- CHALLENGE: Keep only the lines from the top of the listing through the one with "ax = fig.add_axes([0.0402, 0.0671, 0.7156", and reproduce them unaltered.

:: TASK DATA ::

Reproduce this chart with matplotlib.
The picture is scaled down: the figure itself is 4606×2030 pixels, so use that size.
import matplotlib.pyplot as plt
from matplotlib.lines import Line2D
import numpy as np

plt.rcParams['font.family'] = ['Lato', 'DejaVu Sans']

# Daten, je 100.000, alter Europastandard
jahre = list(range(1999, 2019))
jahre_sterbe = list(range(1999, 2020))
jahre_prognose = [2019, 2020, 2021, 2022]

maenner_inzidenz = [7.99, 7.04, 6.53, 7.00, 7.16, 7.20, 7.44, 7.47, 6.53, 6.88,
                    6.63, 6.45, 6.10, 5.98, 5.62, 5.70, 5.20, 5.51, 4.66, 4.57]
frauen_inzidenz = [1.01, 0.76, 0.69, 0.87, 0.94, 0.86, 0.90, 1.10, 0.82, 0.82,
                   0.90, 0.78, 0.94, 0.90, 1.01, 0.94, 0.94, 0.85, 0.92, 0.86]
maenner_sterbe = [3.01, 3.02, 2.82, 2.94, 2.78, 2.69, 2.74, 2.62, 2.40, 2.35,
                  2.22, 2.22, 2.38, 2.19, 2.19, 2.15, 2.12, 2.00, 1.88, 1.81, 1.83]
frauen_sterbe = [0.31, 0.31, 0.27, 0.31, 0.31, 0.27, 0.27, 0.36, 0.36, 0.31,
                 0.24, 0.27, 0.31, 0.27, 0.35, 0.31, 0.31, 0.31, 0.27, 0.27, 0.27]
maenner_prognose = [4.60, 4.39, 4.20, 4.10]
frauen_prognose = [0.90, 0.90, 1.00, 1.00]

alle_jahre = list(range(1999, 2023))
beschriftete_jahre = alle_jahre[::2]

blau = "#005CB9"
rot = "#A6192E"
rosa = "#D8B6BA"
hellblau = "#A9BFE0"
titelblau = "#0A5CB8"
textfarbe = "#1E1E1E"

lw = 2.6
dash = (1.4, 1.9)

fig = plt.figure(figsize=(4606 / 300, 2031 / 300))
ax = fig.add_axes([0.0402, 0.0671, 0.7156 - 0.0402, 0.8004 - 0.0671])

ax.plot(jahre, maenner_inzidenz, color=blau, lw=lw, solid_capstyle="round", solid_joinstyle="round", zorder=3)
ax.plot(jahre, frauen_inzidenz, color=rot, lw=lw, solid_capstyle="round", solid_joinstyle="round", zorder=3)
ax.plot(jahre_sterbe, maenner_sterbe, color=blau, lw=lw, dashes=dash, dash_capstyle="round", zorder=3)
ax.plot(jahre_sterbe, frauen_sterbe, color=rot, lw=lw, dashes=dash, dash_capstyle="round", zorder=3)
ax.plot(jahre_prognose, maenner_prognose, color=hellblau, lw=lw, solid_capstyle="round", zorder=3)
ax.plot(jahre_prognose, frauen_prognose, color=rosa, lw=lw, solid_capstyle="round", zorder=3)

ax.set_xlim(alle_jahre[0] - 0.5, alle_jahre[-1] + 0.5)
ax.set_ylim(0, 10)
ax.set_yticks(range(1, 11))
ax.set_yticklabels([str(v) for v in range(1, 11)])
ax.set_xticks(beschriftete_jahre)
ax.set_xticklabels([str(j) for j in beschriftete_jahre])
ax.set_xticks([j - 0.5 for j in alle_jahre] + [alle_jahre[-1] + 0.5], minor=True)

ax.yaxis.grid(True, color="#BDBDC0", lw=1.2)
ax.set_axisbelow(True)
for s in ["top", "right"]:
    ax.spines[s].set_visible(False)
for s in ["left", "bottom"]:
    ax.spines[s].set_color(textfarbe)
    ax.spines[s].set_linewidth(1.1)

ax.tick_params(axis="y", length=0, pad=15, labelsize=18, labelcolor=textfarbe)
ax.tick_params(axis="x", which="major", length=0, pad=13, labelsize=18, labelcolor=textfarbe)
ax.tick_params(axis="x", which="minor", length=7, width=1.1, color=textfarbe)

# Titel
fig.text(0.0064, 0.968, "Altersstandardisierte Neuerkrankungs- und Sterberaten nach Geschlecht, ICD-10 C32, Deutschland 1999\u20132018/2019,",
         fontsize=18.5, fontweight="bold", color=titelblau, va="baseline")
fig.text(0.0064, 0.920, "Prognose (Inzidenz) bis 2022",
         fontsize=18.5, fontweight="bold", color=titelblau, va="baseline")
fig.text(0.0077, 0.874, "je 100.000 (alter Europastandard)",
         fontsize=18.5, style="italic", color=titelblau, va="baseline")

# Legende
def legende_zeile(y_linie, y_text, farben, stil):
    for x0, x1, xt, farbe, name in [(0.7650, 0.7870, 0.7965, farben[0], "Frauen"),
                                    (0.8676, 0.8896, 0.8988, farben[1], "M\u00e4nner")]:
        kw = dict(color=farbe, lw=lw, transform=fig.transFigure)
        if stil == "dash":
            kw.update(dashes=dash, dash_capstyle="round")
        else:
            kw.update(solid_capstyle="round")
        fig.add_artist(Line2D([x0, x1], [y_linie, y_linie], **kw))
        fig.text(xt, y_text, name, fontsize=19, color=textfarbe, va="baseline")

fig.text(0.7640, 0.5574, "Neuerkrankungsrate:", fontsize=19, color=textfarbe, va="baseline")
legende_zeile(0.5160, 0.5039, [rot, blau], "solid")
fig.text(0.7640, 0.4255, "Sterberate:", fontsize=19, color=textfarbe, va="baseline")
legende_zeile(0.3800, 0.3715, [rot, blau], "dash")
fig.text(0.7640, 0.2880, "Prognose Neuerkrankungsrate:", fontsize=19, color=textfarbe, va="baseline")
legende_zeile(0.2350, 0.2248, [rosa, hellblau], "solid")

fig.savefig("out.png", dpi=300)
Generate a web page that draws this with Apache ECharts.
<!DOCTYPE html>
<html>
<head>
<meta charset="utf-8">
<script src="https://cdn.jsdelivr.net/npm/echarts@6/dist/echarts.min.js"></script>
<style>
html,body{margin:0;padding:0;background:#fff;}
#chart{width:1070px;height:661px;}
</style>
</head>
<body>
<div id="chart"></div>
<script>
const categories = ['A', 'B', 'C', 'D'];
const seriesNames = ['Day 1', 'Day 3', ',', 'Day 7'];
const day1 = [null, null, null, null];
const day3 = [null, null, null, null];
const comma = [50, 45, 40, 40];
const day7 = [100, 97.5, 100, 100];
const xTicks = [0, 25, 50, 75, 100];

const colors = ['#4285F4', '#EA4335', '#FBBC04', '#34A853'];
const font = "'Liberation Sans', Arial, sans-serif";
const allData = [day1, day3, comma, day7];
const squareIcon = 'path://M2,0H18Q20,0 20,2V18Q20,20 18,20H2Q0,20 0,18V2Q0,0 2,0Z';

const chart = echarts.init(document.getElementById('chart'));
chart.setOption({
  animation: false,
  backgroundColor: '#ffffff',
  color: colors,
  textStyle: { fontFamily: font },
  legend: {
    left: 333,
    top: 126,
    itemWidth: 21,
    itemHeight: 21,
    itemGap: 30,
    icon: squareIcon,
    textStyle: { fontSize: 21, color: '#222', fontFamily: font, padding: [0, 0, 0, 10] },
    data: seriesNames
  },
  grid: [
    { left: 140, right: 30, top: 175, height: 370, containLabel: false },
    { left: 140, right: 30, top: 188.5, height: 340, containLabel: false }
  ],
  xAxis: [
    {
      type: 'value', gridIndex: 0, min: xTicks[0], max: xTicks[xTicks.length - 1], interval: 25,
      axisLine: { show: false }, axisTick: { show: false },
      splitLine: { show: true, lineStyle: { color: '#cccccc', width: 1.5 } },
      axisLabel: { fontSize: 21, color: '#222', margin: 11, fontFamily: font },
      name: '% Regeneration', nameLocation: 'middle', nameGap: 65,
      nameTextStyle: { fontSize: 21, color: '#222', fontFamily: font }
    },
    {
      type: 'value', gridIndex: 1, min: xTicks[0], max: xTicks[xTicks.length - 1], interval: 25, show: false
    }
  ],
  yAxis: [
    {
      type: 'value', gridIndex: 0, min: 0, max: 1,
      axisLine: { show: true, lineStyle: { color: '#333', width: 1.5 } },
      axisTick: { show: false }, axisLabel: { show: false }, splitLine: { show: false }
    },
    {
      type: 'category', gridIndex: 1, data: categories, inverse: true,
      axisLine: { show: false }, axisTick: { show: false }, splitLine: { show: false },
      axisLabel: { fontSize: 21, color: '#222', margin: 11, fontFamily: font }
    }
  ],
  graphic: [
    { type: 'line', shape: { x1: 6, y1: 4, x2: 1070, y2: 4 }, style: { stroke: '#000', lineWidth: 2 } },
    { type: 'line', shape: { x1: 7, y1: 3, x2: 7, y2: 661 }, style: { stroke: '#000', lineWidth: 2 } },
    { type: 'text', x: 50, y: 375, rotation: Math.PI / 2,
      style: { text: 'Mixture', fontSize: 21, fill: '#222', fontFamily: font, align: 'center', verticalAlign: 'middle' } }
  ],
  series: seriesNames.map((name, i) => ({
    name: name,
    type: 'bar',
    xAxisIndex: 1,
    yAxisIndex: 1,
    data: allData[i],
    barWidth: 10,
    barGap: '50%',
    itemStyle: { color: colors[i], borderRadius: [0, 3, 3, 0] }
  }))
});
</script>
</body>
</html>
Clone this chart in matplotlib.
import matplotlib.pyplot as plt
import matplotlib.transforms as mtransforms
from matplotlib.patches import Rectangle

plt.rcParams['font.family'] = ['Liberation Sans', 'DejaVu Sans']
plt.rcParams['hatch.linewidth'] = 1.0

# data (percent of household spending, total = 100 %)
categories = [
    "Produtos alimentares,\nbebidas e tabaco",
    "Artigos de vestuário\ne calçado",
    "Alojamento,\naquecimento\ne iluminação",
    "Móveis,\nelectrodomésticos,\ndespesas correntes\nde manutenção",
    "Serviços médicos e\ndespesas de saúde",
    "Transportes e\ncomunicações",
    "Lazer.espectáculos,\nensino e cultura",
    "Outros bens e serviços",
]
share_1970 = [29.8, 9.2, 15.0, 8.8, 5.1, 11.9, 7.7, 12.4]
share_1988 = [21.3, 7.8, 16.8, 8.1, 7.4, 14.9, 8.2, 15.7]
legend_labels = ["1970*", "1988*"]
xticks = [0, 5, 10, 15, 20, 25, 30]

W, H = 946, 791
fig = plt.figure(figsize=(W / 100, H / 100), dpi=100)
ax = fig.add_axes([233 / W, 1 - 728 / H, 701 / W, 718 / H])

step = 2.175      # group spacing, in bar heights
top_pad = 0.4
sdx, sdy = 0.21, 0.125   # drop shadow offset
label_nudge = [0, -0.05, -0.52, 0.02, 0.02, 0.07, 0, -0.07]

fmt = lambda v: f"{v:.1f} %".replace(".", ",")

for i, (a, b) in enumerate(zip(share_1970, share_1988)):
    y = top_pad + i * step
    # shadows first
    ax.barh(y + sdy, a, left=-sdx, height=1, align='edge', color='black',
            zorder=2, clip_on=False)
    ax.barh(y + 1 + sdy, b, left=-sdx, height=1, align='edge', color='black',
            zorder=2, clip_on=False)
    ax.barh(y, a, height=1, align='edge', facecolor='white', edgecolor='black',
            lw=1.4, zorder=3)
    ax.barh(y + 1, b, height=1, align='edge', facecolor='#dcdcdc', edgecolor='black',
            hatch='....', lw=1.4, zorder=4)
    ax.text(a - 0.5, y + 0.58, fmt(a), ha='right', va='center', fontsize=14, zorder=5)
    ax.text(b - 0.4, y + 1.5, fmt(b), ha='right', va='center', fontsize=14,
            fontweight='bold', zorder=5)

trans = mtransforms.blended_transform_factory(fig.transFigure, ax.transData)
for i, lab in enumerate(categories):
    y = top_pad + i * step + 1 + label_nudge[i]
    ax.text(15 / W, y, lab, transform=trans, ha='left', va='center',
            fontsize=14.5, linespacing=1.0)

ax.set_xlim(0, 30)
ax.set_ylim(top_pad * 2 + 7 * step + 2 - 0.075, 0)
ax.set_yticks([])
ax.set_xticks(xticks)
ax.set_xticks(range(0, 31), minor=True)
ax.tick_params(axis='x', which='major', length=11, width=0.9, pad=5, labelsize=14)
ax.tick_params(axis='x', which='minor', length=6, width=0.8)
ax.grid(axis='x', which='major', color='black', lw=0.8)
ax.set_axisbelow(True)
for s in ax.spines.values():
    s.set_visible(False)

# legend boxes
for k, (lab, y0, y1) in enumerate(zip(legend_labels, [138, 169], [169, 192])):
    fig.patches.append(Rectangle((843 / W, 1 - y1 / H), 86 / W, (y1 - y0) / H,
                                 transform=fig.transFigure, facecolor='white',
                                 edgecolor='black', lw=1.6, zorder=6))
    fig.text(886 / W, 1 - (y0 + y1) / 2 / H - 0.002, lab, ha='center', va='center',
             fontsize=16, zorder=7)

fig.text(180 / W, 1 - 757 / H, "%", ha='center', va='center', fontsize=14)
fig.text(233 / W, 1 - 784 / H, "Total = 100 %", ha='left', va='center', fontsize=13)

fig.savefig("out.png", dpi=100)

:::

- EXERCISE RESULT:
Reproduce this chart with matplotlib.
The picture is scaled down: the figure itself is 4606×2030 pixels, so use that size.
import matplotlib.pyplot as plt
from matplotlib.lines import Line2D
import numpy as np

plt.rcParams['font.family'] = ['Lato', 'DejaVu Sans']

# Daten, je 100.000, alter Europastandard
jahre = list(range(1999, 2019))
jahre_sterbe = list(range(1999, 2020))
jahre_prognose = [2019, 2020, 2021, 2022]

maenner_inzidenz = [7.99, 7.04, 6.53, 7.00, 7.16, 7.20, 7.44, 7.47, 6.53, 6.88,
                    6.63, 6.45, 6.10, 5.98, 5.62, 5.70, 5.20, 5.51, 4.66, 4.57]
frauen_inzidenz = [1.01, 0.76, 0.69, 0.87, 0.94, 0.86, 0.90, 1.10, 0.82, 0.82,
                   0.90, 0.78, 0.94, 0.90, 1.01, 0.94, 0.94, 0.85, 0.92, 0.86]
maenner_sterbe = [3.01, 3.02, 2.82, 2.94, 2.78, 2.69, 2.74, 2.62, 2.40, 2.35,
                  2.22, 2.22, 2.38, 2.19, 2.19, 2.15, 2.12, 2.00, 1.88, 1.81, 1.83]
frauen_sterbe = [0.31, 0.31, 0.27, 0.31, 0.31, 0.27, 0.27, 0.36, 0.36, 0.31,
                 0.24, 0.27, 0.31, 0.27, 0.35, 0.31, 0.31, 0.31, 0.27, 0.27, 0.27]
maenner_prognose = [4.60, 4.39, 4.20, 4.10]
frauen_prognose = [0.90, 0.90, 1.00, 1.00]

alle_jahre = list(range(1999, 2023))
beschriftete_jahre = alle_jahre[::2]

blau = "#005CB9"
rot = "#A6192E"
rosa = "#D8B6BA"
hellblau = "#A9BFE0"
titelblau = "#0A5CB8"
textfarbe = "#1E1E1E"

lw = 2.6
dash = (1.4, 1.9)

fig = plt.figure(figsize=(4606 / 300, 2031 / 300))
ax = fig.add_axes([0.0402, 0.0671, 0.7156 - 0.0402, 0.8004 - 0.0671])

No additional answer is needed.